И великая «искусительница Голливуда» ГРЕТА ГАРБО,умирая в воскресенье, на Пасху, в нью-йоркской клинике, тоже не на шутку тревожилась за свою жизнь и пеняла окружавшим её людям: «Я знаю, вы все думаете, что я уже умерла…» А закончила знаменитой фразой: «Кажется, я собираюсь домой». Знаменитой потому, что всякий раз, как ей не нравилась предлагаемая роль, Гарбо отвечала на своём ломаном, но милом английском языке: «Кажется, я собираюсь домой». Это случалось довольно часто. Из всех голливудских кинозвёзд Грета была единственной, кто совершенно не дорожил своими контрактами с киностудией. В клинике открылось полное и истинное имя Гарбо — ГРЕТА ЛУИЗА ГУСТАФСОН.Урна с её пеплом была предана земле тихо, в кругу близких родственников и нескольких самых близких друзей. Грета, «Мона Лиза XX века», «скандинавский сфинкс» и «анонимная женщина Нью-Йорка», осталась верна себе и после смерти: до сих пор никто не знает места захоронения её праха. В день её смерти, 15 апреля 1990 года, на экранах телевизоров рядом с её портретом просто появилась надпись «The End».

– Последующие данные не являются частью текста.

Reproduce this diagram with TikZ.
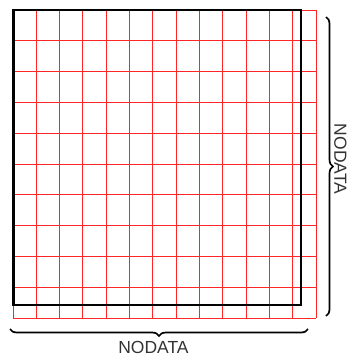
\documentclass[tikz,border=0pt]{standalone}
\usepackage{fontspec}
\setmainfont{Liberation Sans}
\usetikzlibrary{decorations.pathreplacing}
\begin{document}
\begin{tikzpicture}[x=1pt,y=-1pt,
  gridline/.style={red!85!white, line width=0.9pt},
  frame/.style={black, line width=2.8pt},
  bracestyle/.style={decorate, decoration={brace, amplitude=7pt}, line width=1.7pt, black},
  label/.style={font=\fontsize{17.5}{20}\selectfont, text=black!80, inner sep=0pt}]
\useasboundingbox (0,0) rectangle (347,356);
% red grid
\foreach \i in {0,...,13}
  \draw[gridline] ({13+\i*303/13},10) -- ({13+\i*303/13},318);
\foreach \j in {0,...,10}
  \draw[gridline] (13,{10+\j*30.8}) -- (316,{10+\j*30.8});
% black frame
\draw[frame] (13.5,10) rectangle (301,305);
% braces
\coordinate (rb1) at (326,17);
\coordinate (rb2) at (326,316);
\coordinate (bb1) at (308,329);
\coordinate (bb2) at (10,329);
\draw[bracestyle] (rb1) -- (rb2);
\draw[bracestyle] (bb1) -- (bb2);
\node[label, rotate=-90] (rlabel) at (340.5,159) {NODATA};
\node[label] (blabel) at (153.5,347) {NODATA};
\end{tikzpicture}
\end{document}
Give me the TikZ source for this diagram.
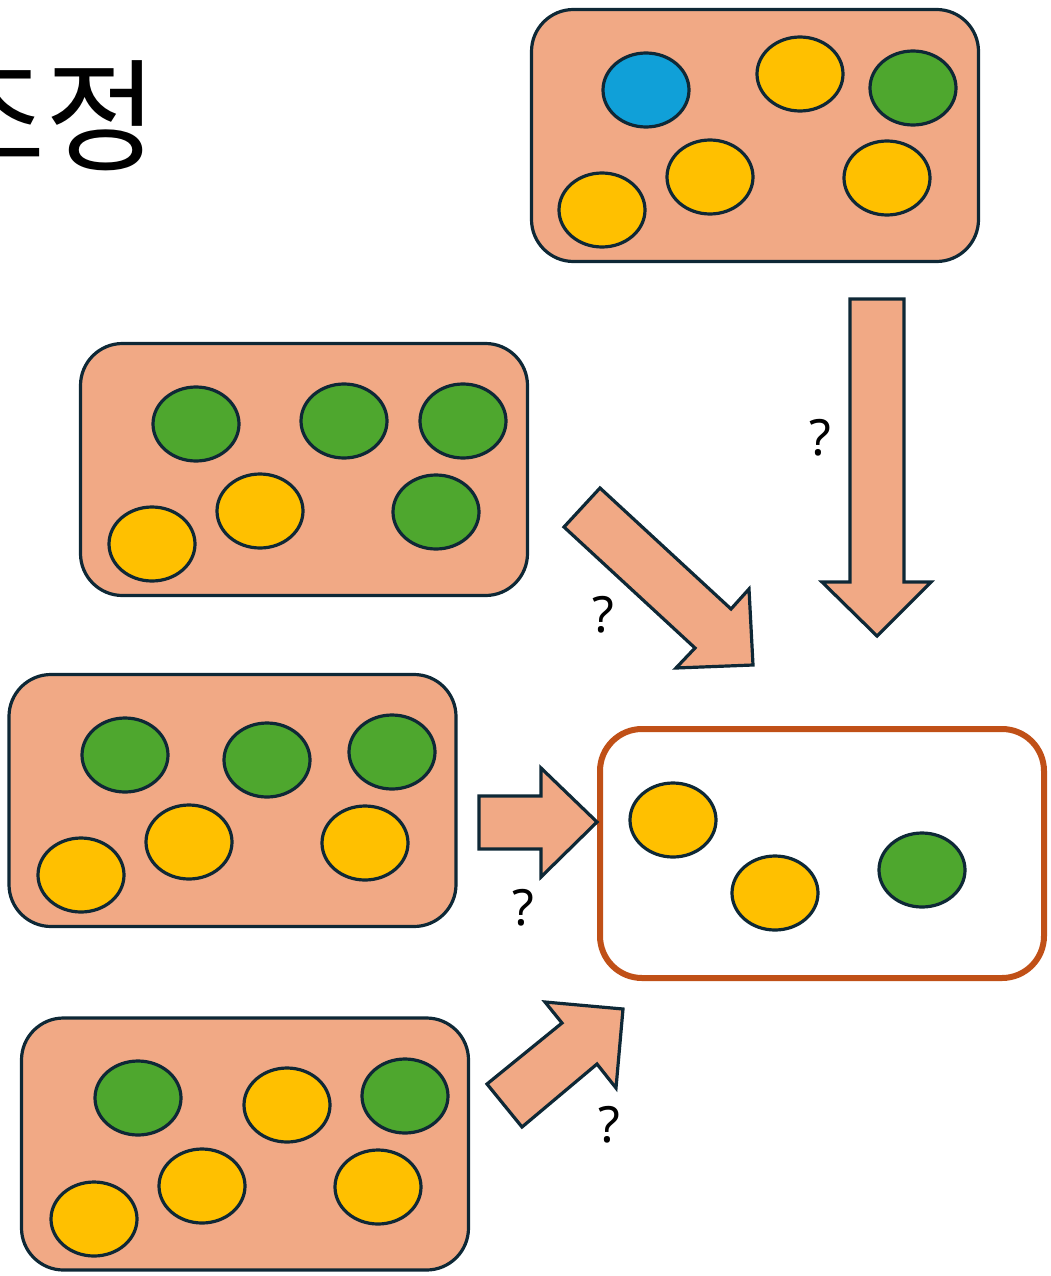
\documentclass[tikz,border=0pt]{standalone}
\usepackage{fontspec}
\setmainfont{Noto Sans}
\newfontfamily\kofont{Noto Sans CJK KR}
\usetikzlibrary{shapes.geometric}
\definecolor{boxfill}{HTML}{F1A985}
\definecolor{ink}{HTML}{0E2836}
\definecolor{cblue}{HTML}{10A0D8}
\definecolor{cyel}{HTML}{FFC000}
\definecolor{cgreen}{HTML}{4EA72E}
\definecolor{rust}{HTML}{C05017}
\tikzset{
  ball/.style={ellipse, draw=ink, line width=3.2pt, minimum width=86pt, minimum height=74pt, inner sep=0pt},
  yb/.style={ball, fill=cyel},
  gb/.style={ball, fill=cgreen},
  bb/.style={ball, fill=cblue},
  bin/.style={rectangle, rounded corners=42pt, draw=ink, fill=boxfill, line width=3.2pt, minimum width=447pt, minimum height=252pt, inner sep=0pt},
  target/.style={rectangle, rounded corners=42pt, draw=rust, fill=white, line width=6pt, minimum width=444pt, minimum height=249pt, inner sep=0pt},
  blockarrow/.style={draw=ink, fill=boxfill, line width=3.2pt, line join=miter},
  qmark/.style={font=\fontsize{50}{54}\selectfont, inner sep=0pt}
}
\begin{document}
\begin{tikzpicture}[x=1pt, y=-1pt]
\useasboundingbox (0,0) rectangle (1050,1276);
% title
\node[anchor=base east, inner sep=0pt, font=\kofont\fontsize{122}{130}\selectfont] (title) at (158,162) {조정};
% box A (top right)
\node[bin] (boxA) at (755,135.5) {};
\node[bb] (a1) at (646,90) {};
\node[yb] (a2) at (800,74) {};
\node[gb] (a3) at (913,88) {};
\node[yb] (a4) at (710,177) {};
\node[yb] (a5) at (602,210) {};
\node[yb] (a6) at (887,178) {};
% box B
\node[bin] (boxB) at (304,469.5) {};
\node[gb] (b1) at (196,424) {};
\node[gb] (b2) at (344,421) {};
\node[gb] (b3) at (463,421) {};
\node[yb] (b4) at (260,511) {};
\node[yb] (b5) at (152,544) {};
\node[gb] (b6) at (436,512) {};
% box C
\node[bin] (boxC) at (232.5,800.5) {};
\node[gb] (c1) at (125,755) {};
\node[gb] (c2) at (267,760) {};
\node[gb] (c3) at (392,752) {};
\node[yb] (c4) at (189,842) {};
\node[yb] (c5) at (81,875) {};
\node[yb] (c6) at (365,843) {};
% box D
\node[bin] (boxD) at (245,1144) {};
\node[gb] (d1) at (138,1098) {};
\node[yb] (d2) at (287,1105) {};
\node[gb] (d3) at (405,1096) {};
\node[yb] (d4) at (202,1186) {};
\node[yb] (d5) at (94,1219) {};
\node[yb] (d6) at (378,1187) {};
% target box
\node[target] (res) at (822,853.5) {};
\node[yb] (r1) at (673,820) {};
\node[yb] (r2) at (775,893) {};
\node[gb] (r3) at (922,870) {};
% block arrows
\draw[blockarrow] (850,299) -- (904,299) -- (904,582) -- (931,582) -- (877,636) -- (822,582) -- (850,582) -- cycle;
\draw[blockarrow] (600,488) -- (731,609) -- (749,589) -- (753,665) -- (676,668) -- (695,648) -- (564,527) -- cycle;
\draw[blockarrow] (479,796) -- (541,796) -- (541,768) -- (597,822) -- (541,877) -- (541,849) -- (479,849) -- cycle;
\draw[blockarrow] (487,1084) -- (562,1023) -- (545,1002) -- (623,1009) -- (616,1088) -- (597,1064) -- (522,1127) -- cycle;
% question marks
\node[qmark] (q1) at (820,438) {?};
\node[qmark] (q2) at (603,615) {?};
\node[qmark] (q3) at (523,908) {?};
\node[qmark] (q4) at (609,1125) {?};
\end{tikzpicture}
\end{document}
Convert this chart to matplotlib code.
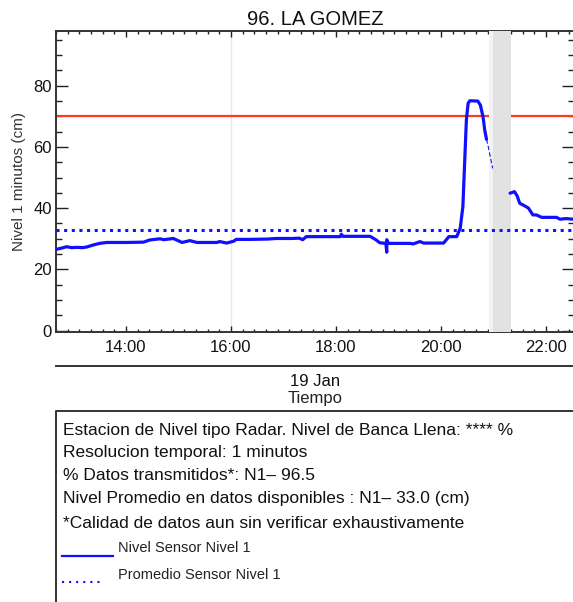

И австрийский композитор ФРАНЦ ШУБЕРТ,ученик знаменитого Антонио Сальери и самый любимый музыкант сентиментальной буржуазии, умирающий от тифа, — уже в беспамятстве — умолял своего брата Фердинанда: «Не хорони меня живым! Я умоляю тебя, перенеси меня в мою комнату, ты же не оставишь меня здесь, под землёй. Разве я не заслуживаю места на земле?» Когда же Фердинанд стал уверять его, что он лежит на кровати, в его венской квартире, а не под землей, тот просто взорвался: «Нет, это неправда, Бетховен не лежит здесь, рядом со мной». В это время несколько музыкантов, друзей Шуберта, собравшихся подле его постели в скудно обставленной, сырой и холодной комнате, исполняли мистический Квартет ми минор Бетховена (Опус 131). Около трёх часов пополудни приехал доктор Визгриль и склонился над больным. Франц пристально посмотрел ему в глаза, дотронулся до стены своей слабой рукой, пытаясь подняться, и проговорил медленно и внятно: «Здесь, здесь мой конец!» А потом запел, запел уже замирающим голосом, с последними вздохами, одно из своих самых любимых песенных сочинений, «Лесного царя», которое заканчивается мрачным словом «мёртв». Настало время, когда смерть призвала Шуберта уснуть в её объятиях. В день Елизаветы, 19 ноября 1828 года, он тихо опустил голову на грудь и скончался. На башне святого Стефана пробило три часа. И всё же это истинная правда — Шуберта похоронили неподалёку от могилы Бетховена, на маленьком, окружённом полями Веринговом кладбище под Веной. Годом ранее Шуберт с коллегами Лахнером и Рандгартингером возвращался с этого кладбища после похорон Бетховена. Он затащил друзей в винный погребок и потребовал самого дорогого вина. Первый тост он предложил в память великого усопшего, а второй — за того из них, кто первый последует за ним в могилу. Позднее и Бетховена, и Шуберта перезахоронили в Аллее музыкантов на новом Центральном кладбище австрийской столицы, где находится и могила Моцарта. Оставшееся после смерти имущество Шуберта, «царя в области искусств, но нищего среди людей», было распродано с публичных торгов за гроши, связка рукописных нот — за 10 флоринов, по цене бумаги. Многие его сочинения пропали бесследно.